Notwithstanding the majority’s meticulous analysis of the separate elements of the several crimes involved in making illicit whiskey, the one real issue before the jury was clearly and simply a question of identification. While it is true that the testimony of the five government agents regarding what they observed at the still varied in minor particulars from the first to the second trial, the Government’s entire case against Davis in both trials consisted of the agents’ observations through a telescope on a single occasion. The majority opinion asserts that the jury reasonably may have been convinced of the agents’ identification of Davis since the four counts of which he was acquitted required a finding of something more than mere presence. The majority opinion fails to point out that presence alone was enough to convict the defendant on two of the four counts of which he was acquitted, and the district court carefully instructed the jury to that effect.3 Although there is a remote possibility, of course, that the jury may have believed that Davis was present but not guilty of any of the four counts of which they acquitted him, it is highly improbable in view of the instruction as to the statutory presumptions created by presence. It is almost always possible in a criminal case to hypothesize alternative bases for a jury verdict, and to do so in the meticulous manner of the majority opinion rather than to look at the evidence as a whole is to vitiate, to a great degree, the doctrine of collateral estoppel as applied to criminal cases.
Since collateral estoppel applies only where the second case is based on a different cause of action in a civil suit or on a different criminal offense in a criminal action, the question of what facts in issue in the second trial were actually determined in the first is often a difficult one.
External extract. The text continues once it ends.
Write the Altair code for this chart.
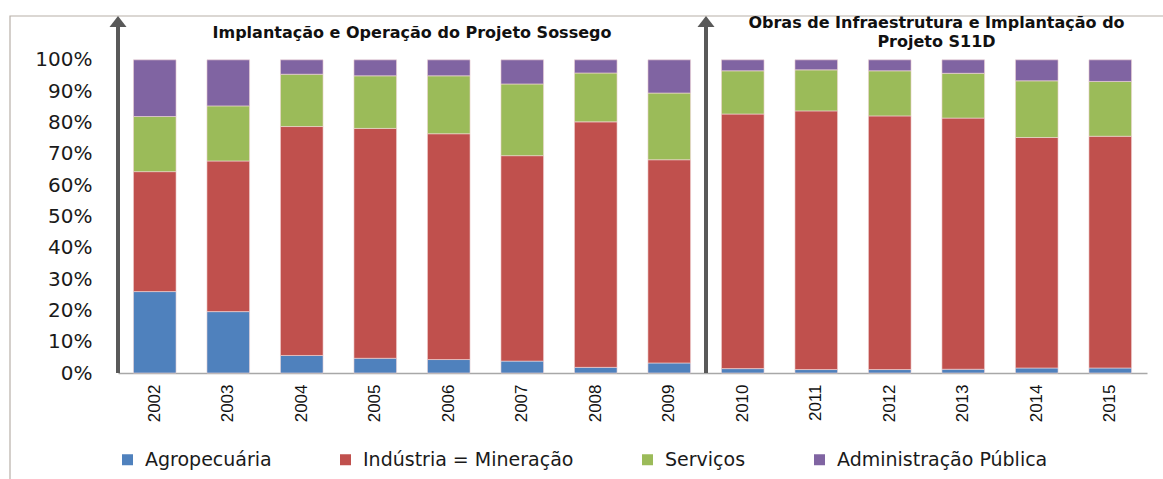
import altair as alt
import pandas as pd

years = [str(y) for y in range(2002, 2016)]
agro = [26.0, 19.6, 5.6, 4.7, 4.3, 3.8, 1.8, 3.2, 1.4, 1.1, 1.1, 1.2, 1.6, 1.6]
ind = [38.3, 48.1, 73.1, 73.4, 72.1, 65.6, 78.4, 64.9, 81.3, 82.6, 81.0, 80.2, 73.6, 74.0]
serv = [17.6, 17.6, 16.7, 16.8, 18.5, 22.9, 15.6, 21.3, 13.8, 13.1, 14.4, 14.3, 18.1, 17.5]
adm = [18.1, 14.7, 4.6, 5.1, 5.1, 7.7, 4.2, 10.6, 3.5, 3.2, 3.5, 4.3, 6.7, 6.9]
series = ["Agropecuária", "Indústria = Mineração", "Serviços", "Administração Pública"]
colors = ["#4F81BD", "#C0504D", "#9BBB59", "#8064A2"]
y_ticks = [0, 0.1, 0.2, 0.3, 0.4, 0.5, 0.6, 0.7, 0.8, 0.9, 1.0]

# phase annotations
arrow_years = ["2002", "2010"]
title1 = "Implantação e Operação do Projeto Sossego"
title2 = ["Obras de Infraestrutura e Implantação do", "Projeto S11D"]

rows = []
for i, y in enumerate(years):
    for k, (s, vals) in enumerate(zip(series, [agro, ind, serv, adm])):
        rows.append({"year": y, "serie": s, "value": vals[i] / 100.0, "ord": k})
df = pd.DataFrame(rows)

W = 1029
P_IN = 0.42
STEP = W / len(years)
OFF = -P_IN * STEP / 2  # shift from bar start to the step boundary
xscale = alt.Scale(domain=years, paddingInner=P_IN, paddingOuter=P_IN / 2)
yscale = alt.Scale(domain=[0, 1.14], nice=False, zero=True)

xaxis = alt.Axis(title=None, labelAngle=-90, labelAlign="right", labelBaseline="middle",
                 labelFont="Liberation Sans", labelFontSize=17, labelColor="#111111",
                 labelPadding=11, ticks=False, domainColor="#a8a8a8", domainWidth=1.5)
yaxis = alt.Axis(title=None, values=y_ticks, format=".0%", grid=False, ticks=False,
                 domain=False, labelFont="DejaVu Sans", labelFontSize=20,
                 labelColor="#1a1a1a", labelPadding=26, labelOverlap=False)

frame = alt.Chart(pd.DataFrame({"a": [0]})).mark_rect(
    fill=None, stroke="#b8b0a8", strokeWidth=1.2, clip=False
).encode(
    x=alt.value(-108), x2=alt.value(1060), y=alt.value(0), y2=alt.value(500)
)

bars = alt.Chart(df).mark_bar(stroke="#f3d9d9", strokeWidth=0.6).encode(
    x=alt.X("year:N", scale=xscale, sort=years, axis=xaxis),
    y=alt.Y("value:Q", stack="zero", scale=yscale, axis=yaxis),
    color=alt.Color("serie:N", scale=alt.Scale(domain=series, range=colors),
                    legend=alt.Legend(orient="none", legendX=0, legendY=434, direction="horizontal",
                                      title=None, symbolType="square", symbolSize=121,
                                      symbolStrokeWidth=0, labelFont="DejaVu Sans",
                                      labelFontSize=19, labelColor="#1a1a1a", labelLimit=400,
                                      columnPadding=64, labelOffset=8)),
    order=alt.Order("ord:Q", sort="ascending"),
)

arr_df = pd.DataFrame({"year": arrow_years, "y0": [0.0, 0.0], "y1": [1.12, 1.12], "tip": [1.1224, 1.1224]})
rules = alt.Chart(arr_df).mark_rule(color="#595959", strokeWidth=4, xOffset=OFF).encode(
    x=alt.X("year:N", scale=xscale, bandPosition=0, axis=xaxis),
    y=alt.Y("y0:Q", scale=yscale, axis=yaxis),
    y2="y1:Q",
)
heads = alt.Chart(arr_df).mark_point(
    shape="M0,-0.65L1,0.65L-1,0.65Z", size=289, filled=True, color="#595959", opacity=1, xOffset=OFF
).encode(
    x=alt.X("year:N", scale=xscale, bandPosition=0, axis=xaxis),
    y=alt.Y("tip:Q", scale=yscale, axis=yaxis),
)

t1 = alt.Chart(pd.DataFrame({"year": ["2006"], "y": [1.086], "t": [title1]})).mark_text(
    font="DejaVu Sans", fontWeight="bold", fontSize=16, align="center", baseline="middle",
    color="#111111", dx=OFF
).encode(x=alt.X("year:N", scale=xscale, bandPosition=0, axis=xaxis),
         y=alt.Y("y:Q", scale=yscale, axis=yaxis), text="t:N")

t2 = alt.Chart(pd.DataFrame({"year": ["2013", "2013"], "y": [1.119, 1.058], "t": title2})).mark_text(
    font="DejaVu Sans", fontWeight="bold", fontSize=16, align="center", baseline="middle",
    color="#111111", dx=OFF + 10
).encode(x=alt.X("year:N", scale=xscale, bandPosition=0, axis=xaxis),
         y=alt.Y("y:Q", scale=yscale, axis=yaxis), text="t:N")

chart = alt.layer(frame, bars, rules, heads, t1, t2).properties(
    width=W, height=357,
    padding={"left": 118, "top": 16, "right": 16, "bottom": 106},
    autosize=alt.AutoSizeParams(type="none"),
    background="white",
).configure_view(stroke=None)

chart.save("out.html", embed_options={"renderer": "svg", "actions": False})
In making its determination, the majority has applied the test generally applied in civil cases and for which the majority cites only civil authority (Restatement, Judgments § 68, comment K (1942), and James, Civil Procedure § 11.20 (1965)): “that the party seeking to foreclose reconsideration of an issue must show that it logically must have constituted the basis of the verdict.” In my view, the very different natures of civil and criminal litigation preclude the use of the same test in determining what facts have been previously determined for purposes of collateral estoppel. In a civil action the court must be extremely cautious in making this determination because an error in favor of the party seeking application of collateral estoppel could conceivably amount to a violation of the other party’s right not to be deprived of his property without due process. This factor is greatly diminished when the party against whom the doctrine is applied is not a private litigant, but the prosecution in a criminal case. In a criminal case the liberty of the defendant is at stake, not merely his rights and liabilities in a civil matter, and the predominating policy for applying collateral estoppel is the policy of the Double Jeopardy Clause of the Fifth Amendment— to prevent harassment of the defendant and his being subjected to a second trial.
It seems to me, therefore, that in a criminal case the correct test to be applied in determining what issues have been previously found for the defendant is the test used by the Second Circuit in United States v. Kramer, 289 F.2d 909 (2 Cir. 1961). In that case the defend*783ant was first tried on charges of the substantive offense of burglary and acquitted. He was then charged with conspiracy to commit the same burglaries. Although the court pointed out that the elements of the crimes of conspiracy and burglary are different and therefore require different proof, it held, using the words of the Supreme Court in Sealfon v. United States, supra, that “the core of the prosecutor’s case was in each case the same.”
It seems to me beyond quibble that the “core” of the Government’s case in both trials of Davis was the question of whether Davis was present at the still and that the jury in acquitting Davis on four of the five counts in the first trial decided that issue in the defendant’s favor. That trial was a full and fair hearing and a definitive adjudication of the matter. It is reason enough to apply collateral estoppel that courts must make an end to litigation but
“More important, to permit the Government to force a defendant who has won an acquittal to relitigate the identical question on a further charge arising out of the same course of conduct, selected by the Government from the extensive catalogue of crimes furnished it in the Criminal Code, would permit the very abuses that led English judges to develop the rule against double jeopardy long before it was enshrined in the Fifth Amendment, 8 Holdsworth, History of English Law, 614, — and still longer before the proliferation of statutory offenses deprived it of so much of its effect. See Mr. Justice Brennan’s separate opinion in Abbate v. United States, 1959, 359 U.S. 187, 196, 201, 79 S.Ct. 666, 3 L.Ed.2d 729. The very nub of collateral estoppel is to extend res judicata beyond those cases where the prior judgment is a complete bar. The Government is free, within the limits set by the Fifth Amendment, see United States v. Sa-bella, 2 Cir., 1959, 272 F.2d 206, 211, to charge an acquitted defendant with other crimes claimed to arise from the same or related conduct; but it may not prove the new charge by asserting facts necessarily determined against it on the first trial, no matter how unreasonable the Government may consider that determination to be.” Judge Friendly writing for the court in United States v. Kramer, 289 F.2d 909, 916 (2 Cir. 1961). [Footnote omitted.]
I would reverse the conviction.

. The brief for the Government concedes: “At the second trial the Government placed the identical witnesses used in the first trial on the stand and their testimony was substantially the same as that given by the same witnesses in the first trial.” Appellee’s Brief, p. 3.

. At the first trial, Davis was seen “bending over” or “looking into” the whiskey barrel; at the second trial this became pouring whiskey into it.

. The court charged the jury that under the statutory presumptions of 26 U.S.O. § 5601(b) (1) and (3) (1964), they could find the defendant guilty of counts one and three if they found that he was present at the still.